It’s a familiar scene at the Food Truck Bazaar, a traveling gourmet food truck event in Central Florida. Orlando resident Jennifer Hellgren goes up to a window, buys a slice of pizza and hands it to her little one. Only this time, her little one is 3 feet tall, four-legged and furry — a husky mixed-breed named Chuck Norris. The truck, which is known as the Sit ‘n Stay Pet Café, is one of a growing number in America catering to a new breed of discerning diners: dogs.
“We bring all our dogs to the truck as often as we can,” Hellgren said of Chuck Norris and her two Shih Tzus. She and her husband have been regular customers since getting to know one of the owners, veterinary technician Lauren Hicks, two years ago. “Chuck Norris loves the pizza,” she added. “It’s a crust and she puts tomato sauce on it, and herbs and cheese. Just good wholesome ingredients.”
Food trucks have mushroomed across the country in the past five years. Foodies are drawn to the trucks because they are often cheaper than a regular sit-down meal and serve increasingly creative fare. Although growth nationwide is difficult to pin down, Restaurant Reporter estimated in 2011 that at least 6,000 trucks plied the streets of Los Angeles alone.
At the same time, Americans have increasingly taken to treating their pets to gourmet food. Gone are the days when dogs had to chow down on dry brown pellets for their meals. So it was only a matter of time before food trucks for dogs began to roll.
In Chicago, Fido to Go offers canines gluten-free cookies with flavors ranging from salmon and sweet potato to beef and honey. In Hoboken, N.J., Angela Myers’ Frosty Pooch serves up ice cream – lactose-free, of course, since many dogs are lactose intolerant.
“Food trucks are such the rage right now, and emerging food trucks for dogs, that’s a no brainer,” said Mike Howell, owner of Poochsicles and Bark Bites in Atlanta, which sells gourmet frozen products for dogs such as ice cream bars and ice cream cookies.New York City has the Biscuit Bike run by Andrea Tovar of Bocce’s Bakery, which visits New York City dog runs during the summer months. Another food cart called Dog Town Bites was previously stationed by the dog run at Union Square Greenmarket on Fridays and Saturdays, but the founder and owner Elise DiRuggiero died last year and the cart has ceased operations for the time being. Even celebrity chef Rachael Ray set up a pop-up food truck in Manhattan last year, to market her Nutrish line of high-end dog food and raise awareness about animal welfare.
The jocular 45-year-old was inspired by the TV show “The Great Food Truck Race” two years ago and decided to try something unique. It’s “the marriage of two very successful industries, food trucks and pets,” he said. “We’re just making it more convenient for the public.”

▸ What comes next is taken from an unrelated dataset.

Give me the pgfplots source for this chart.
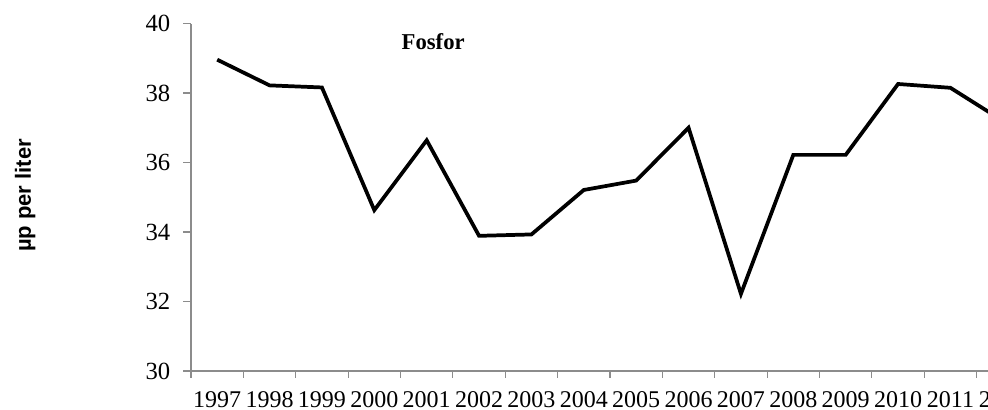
\documentclass[border=0pt]{standalone}
\usepackage{pgfplots}
\pgfplotsset{compat=1.18}
\usepackage{fontspec}
\setmainfont{Liberation Serif}
\newfontfamily\labfont{Liberation Sans}
\begin{document}
\begin{tikzpicture}
\path[use as bounding box] (0,0) rectangle (741pt,307.5pt);
\clip (0,0) rectangle (741pt,307.5pt);
\begin{axis}[
  at={(143.25pt,29.25pt)}, anchor=south west,
  scale only axis, width=628.5pt, height=260.6pt,
  xmin=-0.5, xmax=15.5, ymin=30, ymax=40,
  axis lines*=left,
  axis line style={draw=black!45, line width=0.9pt},
  tick align=outside,
  xtick={0,...,15},
  xticklabels={1997,1998,1999,2000,2001,2002,2003,2004,2005,2006,2007,2008,2009,2010,2011,2012},
  major x tick style={draw=none},
  minor xtick={-0.5,0.5,...,15.5},
  minor x tick style={draw=black!45, line width=0.9pt},
  minor tick length=5pt,
  ytick={30,32,...,40},
  major y tick style={draw=black!45, line width=0.9pt},
  major tick length=6pt,
  /pgf/number format/assume math mode=true,
  xticklabel style={font=\fontsize{18}{20}\selectfont, inner ysep=0pt, yshift=-9pt},
  yticklabel style={font=\fontsize{18.5}{20}\selectfont, xshift=-6pt},
  clip=false,
]
\addplot[black, line width=2.8pt, line join=miter] coordinates {
(0,38.96) (1,38.22) (2,38.16) (3,34.63) (4,36.64) (5,33.89) (6,33.93) (7,35.21)
(8,35.48) (9,37.00) (10,32.22) (11,36.22) (12,36.22) (13,38.26) (14,38.15) (15,37.2)
};
\node[font=\fontsize{17}{19}\selectfont\bfseries] at (rel axis cs:0.289,0.948) {Fosfor};
\node[font=\fontsize{16.5}{18}\selectfont\labfont\bfseries, rotate=90] at (rel axis cs:-0.198,0.505) {µp per liter};
\end{axis}
\end{tikzpicture}
\end{document}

Most of the trucks stress wholesome, organic food, which is what appeals to discerning dog owners, despite prices that can range from $1 for a frozen lolly to $9.50 for a bag of truffle macaroni and cheese biscuits. “We formulate our recipes based on the human recipe and subtract all the ingredients that would be unsafe for pets,” said Hicks, 30, who started the Sit ’n Stay Pet Café truck with her sister Kathy, 46, in September 2011. She features Italian meat balls and cupcakes and also sells grain-free treats and wheat-free treats for animals with food sensitivities.

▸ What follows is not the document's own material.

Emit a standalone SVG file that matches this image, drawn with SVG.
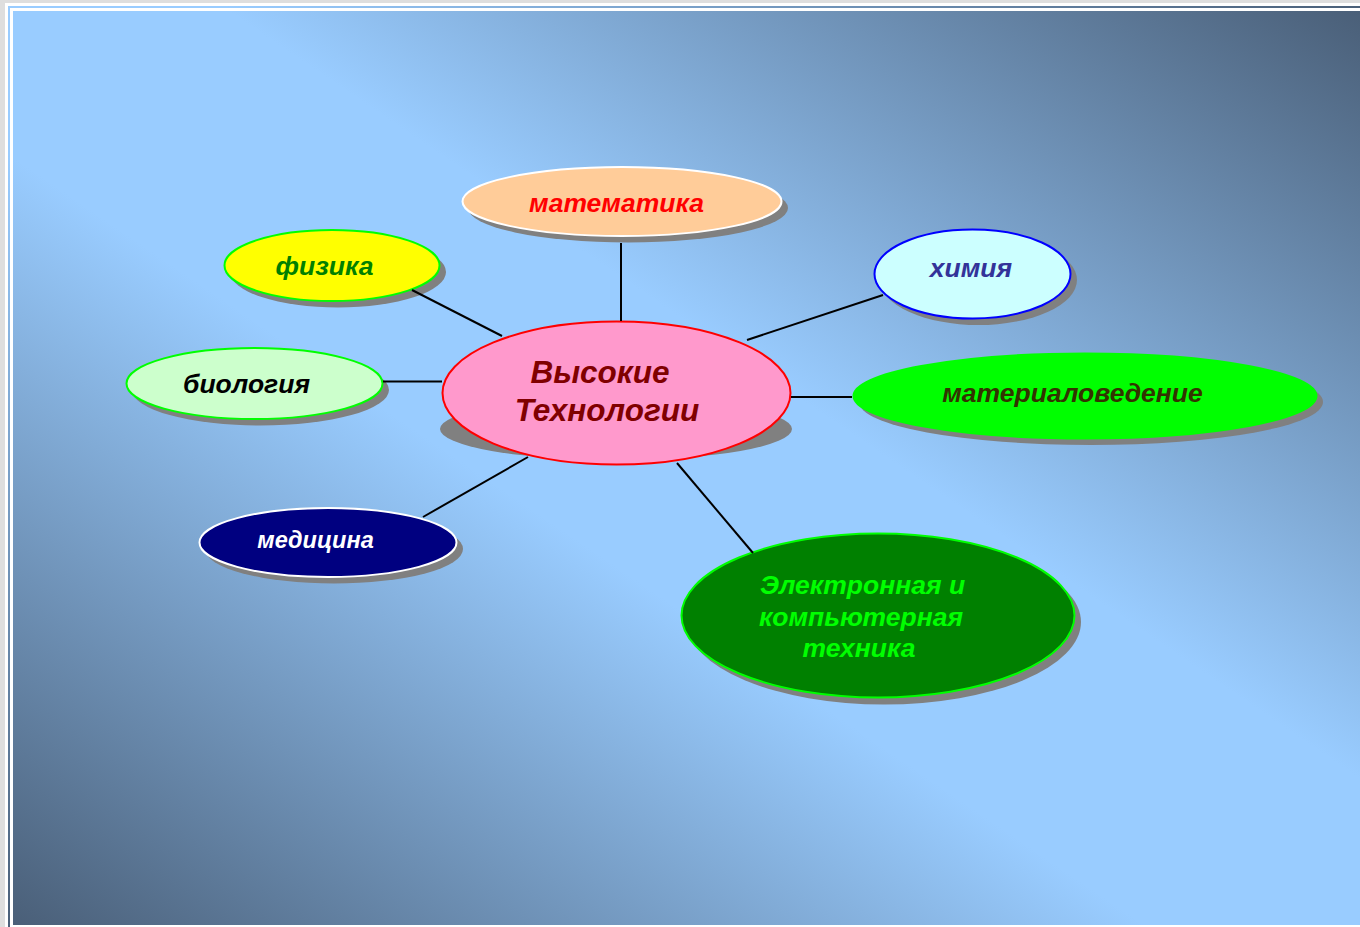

Dog-owner Hellgren said she appreciates that Hicks uses locally sourced ingredients, like eggs from a nearby farm. “All the packaging is biodegradable, which I think is fantastic for that kind of business,” she added.
Getting a pet food truck started is often not easy because the idea is so new that it is difficult to find out what sort of licensing is needed. Mike Howell of Poochsicles and Bark Bites in Atlanta said he got a permit from the health department after explaining that he would not be selling regular dog food.
He said that the truck now serves around 150 to 200 customers per week, depending on whether there are pet-related events he caters. He broke even last year but hopes to be profitable in 2013.The human food truck community was also slow to embrace the idea. When Howell’s bright blue truck, the size of a UPS delivery vehicle, first rolled up beside other food trucks, he received a cool reception. “You’ve got the other food trucks selling gourmet food and you’ve got popsicles for dogs and cookies for dogs, they’re like ‘please don’t park near us,’” Howell said wryly.
His official taste testers are his three rescued dogs, which he treats like children. “Every time there’s a delivery here they’re running to the front door wondering if it’s for them.” Just to make sure, he said, laughing, “I’ve tasted every one of my products and I’m not afraid to admit that.”
In fact, the doggie treats look so good that some customers get confused. Once, Howell said, a little kid who up to the truck thinking they were selling regular ice cream, and he started crying when he found out he could not buy one. “It was heartbreaking,” Howell recalled. “After that, as a safety net, we bring around a box of ice cream bars in case, just to give out if that ever happens again.”